Chapter 7: Item Response Theory

  1. Compare and contrast IRT and CTT in terms of their strengths and weaknesses.
  2. Identify the two main assumptions that are made when using a traditional IRT model, regarding dimensionality and functional form or the number of model parameters.
  3. Identify key terms in IRT, including probability of correct response, logistic curve, theta, and functions for item response, test response, standard error, and information.
  4. Define the three item parameters and one ability parameter in the traditional IRT models, and describe the role of each in modeling performance.
  5. Distinguish between the 1PL, 2PL, and 3PL IRT models in terms of assumptions made, benefits and limitations, and applications of each.
  6. Describe how IRT is utilized in item analysis, test development, item banking, and computer adaptive testing.

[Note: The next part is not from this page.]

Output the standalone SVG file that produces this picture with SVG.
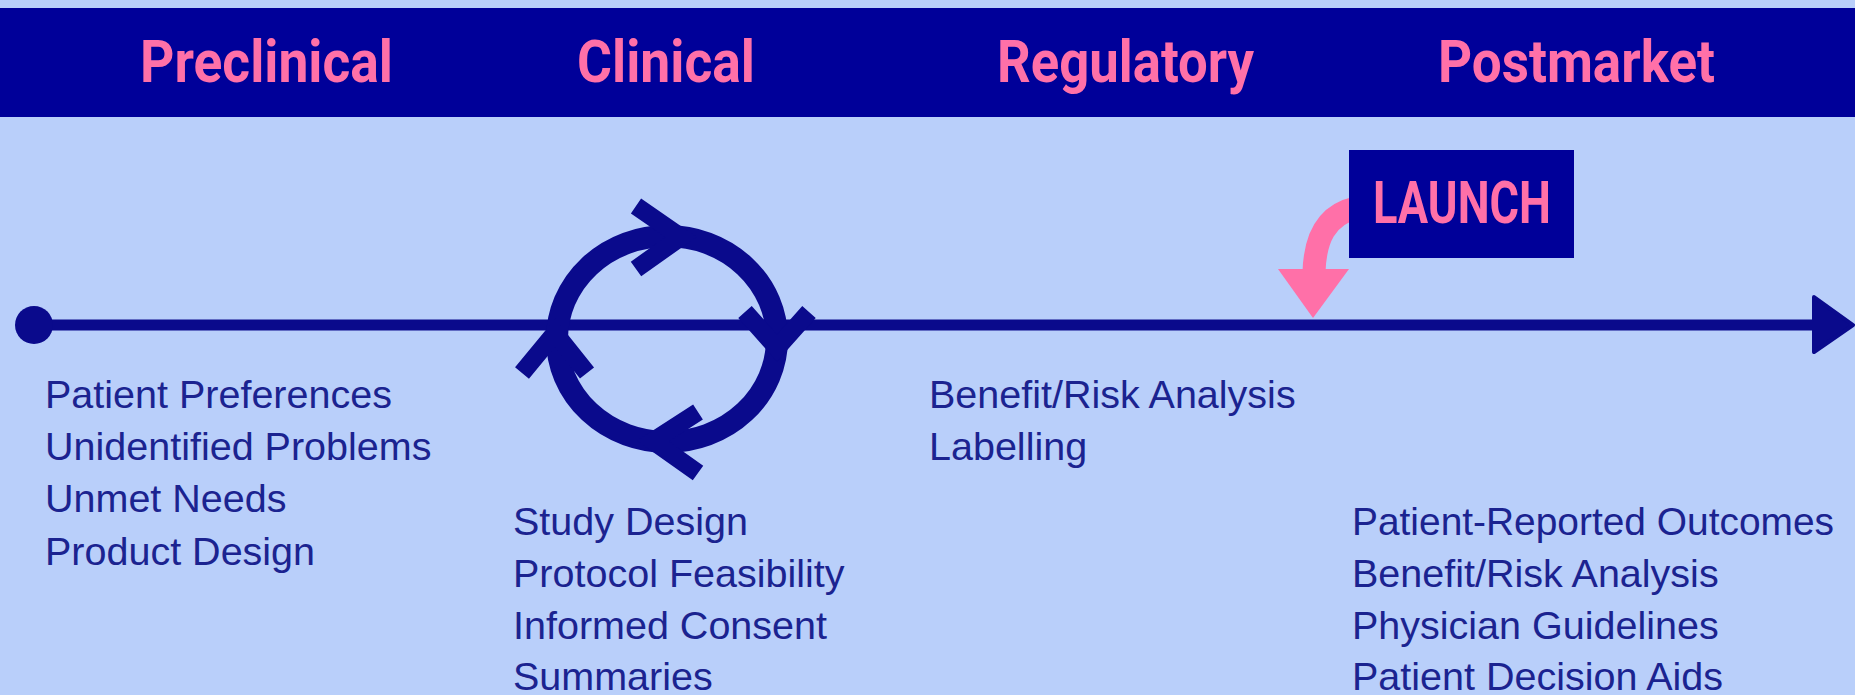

Chapter 8: Factor Analysis

  1. Compare and contrast the factor analytic model with other measurement models, including CTT and IRT, in terms of their applications in instrument development.
  2. Describe the differing purposes of exploratory and confirmatory factor analysis.
  3. Explain how an EFA is implemented, including the type of data required and steps in setting up and fitting the model.
  4. Interpret EFA results, including factor loadings and eigenvalues.
  5. Use a scree plot to visually compare factors in an EFA.
  6. Explain how a CFA is implemented, including the type of data required and steps in setting up and fitting the model.
  7. Interpret CFA results, including factor loadings and fit indices.

Chapter 9: Validity

  1. Define validity in terms of test score interpretation and use, and identify and describe examples of this definition in context.
  2. Compare and contrast three main sources of validity evidence (content, criterion, and construct), with examples of how each type is established, including the validation process involved with each.
  3. Explain the structure and function of a test outline, and how it is used to provide evidence of content validity.
  4. Calculate and interpret a validity coefficient, describing what it represents and how it supports criterion validity.
  5. Describe how unreliability can attenuate a correlation, and how to correct for attenuation in a validity coefficient.
  6. Identify appropriate sources of validity evidence for given testing applications and describe how certain sources are more appropriate than others for certain applications.
  7. Describe the unified view of validity and how it differs from and improves upon the traditional view of validity.
  8. Identify threats to validity, including features of a test, testing process, or score interpretation or use, that impact validity. Consider, for example, the issues of content underrepresentation and misrepresentation, and construct irrelevant variance.

Chapter 10: Test Evaluation

  1. Review and critique the documentation contained in a test review, test manual, or technical report, including:
    1. Data collection and test administration designs,
    2. Reliability analysis results,
    3. Validity analysis results,
    4. Scoring and reporting guidelines,
    5. Recommendations for test use.
  2. Compare and contrast tests using reported information.
  3. Use information reported for a test to determine the appropriateness of the test for a given application.